How can I create a bee-friendly landscape? 

Pollinators–such as bees–are currently facing huge threats for a number of reasons, including climate change, a reduction in plant variety and the use of pesticides.  
Thankfully, there are some steps we can take when designing landscapes, to help protect bees and our ecosystems. 

Utilising plants with single, open flowers is a great way to encourage bees into your garden, as they make it easy for them to access pollen and nectar. Examples include Marigold (Calendula officinalis), Dahlia (Dahlia hortensis) and Crocus (Crocus sativus).  

Bees are also particularly drawn to purple flowering plants, as they can see this colour much more clearly than others. Catmint (Nepeta), Lavender (Lavandula) and Heliotrope (Heliotropium) are all excellent for this reason. Another popular purple flowering plant is Foxglove (Digitalis)—a tubular-shaped favourite for garden bumblebees in particular, as their long tongues can access the pollen and nectar easily. 

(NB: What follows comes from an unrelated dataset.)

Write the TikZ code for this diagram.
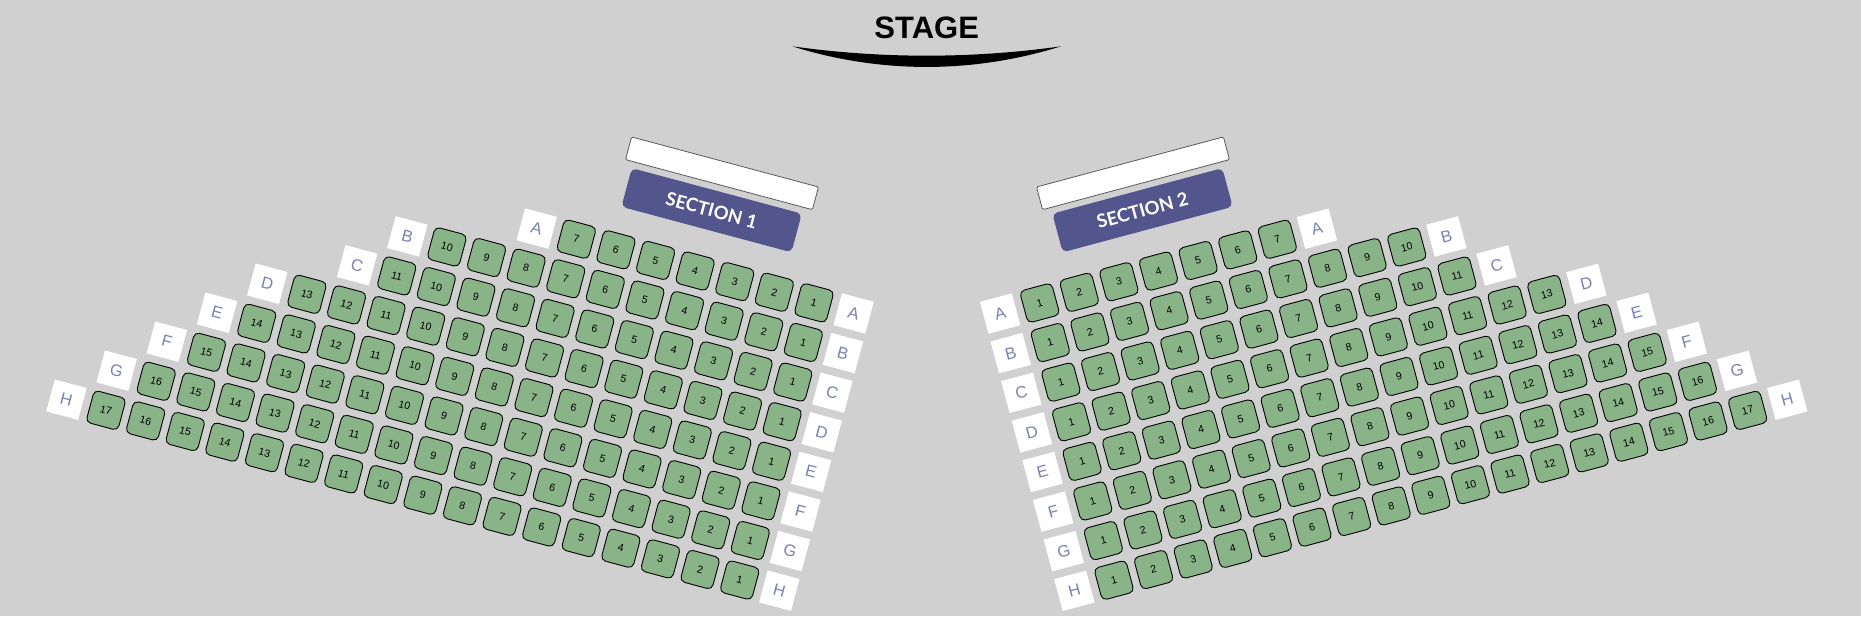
\documentclass[tikz,border=0pt]{standalone}
\usepackage{fontspec}
\setmainfont{Liberation Sans}
\newfontfamily\seclab{Lato}
\definecolor{hall}{HTML}{D0D0D0}
\definecolor{seatgreen}{HTML}{88B488}
\definecolor{secblue}{HTML}{52568C}
\definecolor{rowblue}{HTML}{7A80B8}
\tikzset{
  seat/.style={draw=black,line width=0.9pt,fill=seatgreen,rounded corners=5pt,minimum size=33pt,inner sep=0pt,font=\fontsize{10.5}{12}\selectfont},
  rowlab/.style={fill=white,minimum size=33pt,inner sep=0pt,text=rowblue,font=\fontsize{16.5}{18}\selectfont},
  secbox/.style={fill=secblue,rounded corners=5pt,minimum width=176pt,minimum height=40pt,inner sep=0pt,text=white,font=\seclab\fontsize{18.5}{20}\selectfont\bfseries},
  blankbox/.style={draw=black!65,line width=0.8pt,fill=white,rounded corners=1.5pt,minimum width=193.5pt,minimum height=23.5pt,inner sep=0pt}
}
\begin{document}
\begin{tikzpicture}[x=1pt,y=-1pt]
\fill[hall] (0,0) rectangle (1861,616);
\useasboundingbox (0,0) rectangle (1861,616);
% stage
\node (stage) at (926.7,27.4) {\fontsize{31}{33}\selectfont\bfseries STAGE};
\coordinate (stageL) at (792.3,46.3);
\coordinate (stageR) at (1061,46.3);
\fill (stageL) .. controls (880,58.8) and (973,58.8) .. (stageR) .. controls (973,73.8) and (880,73.8) .. (stageL);
% section 1
\node[blankbox,rotate=-15] (b1) at (722,173.3) {};
\node[secbox,rotate=-15] (s1) at (711.6,210.2) {SECTION 1};
\begin{scope}[shift={(779.3,590.7)},rotate=-15,transform shape]
\foreach \r/\y/\n in {A/7/7,B/6/10,C/5/11,D/4/13,E/3/14,F/2/15,G/1/16,H/0/17}{
  \pgfmathtruncatemacro{\e}{\n+1}
  \node[rowlab] (l\r0) at (0,-41*\y) {\r};
  \foreach \i in {1,...,\n}
    \node[seat] (l\r\i) at (-41*\i,-41*\y) {\i};
  \node[rowlab] (l\r\e) at (-41*\e,-41*\y) {\r};
}
\end{scope}
% section 2
\node[blankbox,rotate=15] (b2) at (1133,173.3) {};
\node[secbox,rotate=15] (s2) at (1142.5,210.2) {SECTION 2};
\begin{scope}[shift={(1074.4,590.8)},rotate=15,transform shape]
\foreach \r/\y/\n in {A/7/7,B/6/10,C/5/11,D/4/13,E/3/14,F/2/15,G/1/16,H/0/17}{
  \pgfmathtruncatemacro{\e}{\n+1}
  \node[rowlab] (r\r0) at (0,-41*\y) {\r};
  \foreach \i in {1,...,\n}
    \node[seat] (r\r\i) at (41*\i,-41*\y) {\i};
  \node[rowlab] (r\r\e) at (41*\e,-41*\y) {\r};
}
\end{scope}
\end{tikzpicture}
\end{document}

With bees actively on the search for food from early spring, it’s great practice to combine a mixture of plants which provide nectar throughout different points of the year, until the colder months set in. During spring, plants such as Dogwood, Lungwort (Pulmonaria) and Crocus will provide early nectar. Summer sees plants such as Lavender and Foxglove blooming, and autumn will provide pollen and nectar through plants including Honeysuckle and Dahlia. Not only will the bees appreciate your efforts, but potential homebuyers and local residents will also see this as a benefit with year-round interest in these green spaces. 

If you require any further information or have any questions regarding largescale landscaping that promotes healthy habitats, do not hesitate to get in touch with our experts. 

As you can see, there are an abundance of creative options that you can consider, to nurture wildlife in your landscaping plans, and with the ongoing concern around extinction rates in the UK, we can each do our bit to help the environment and make a real difference.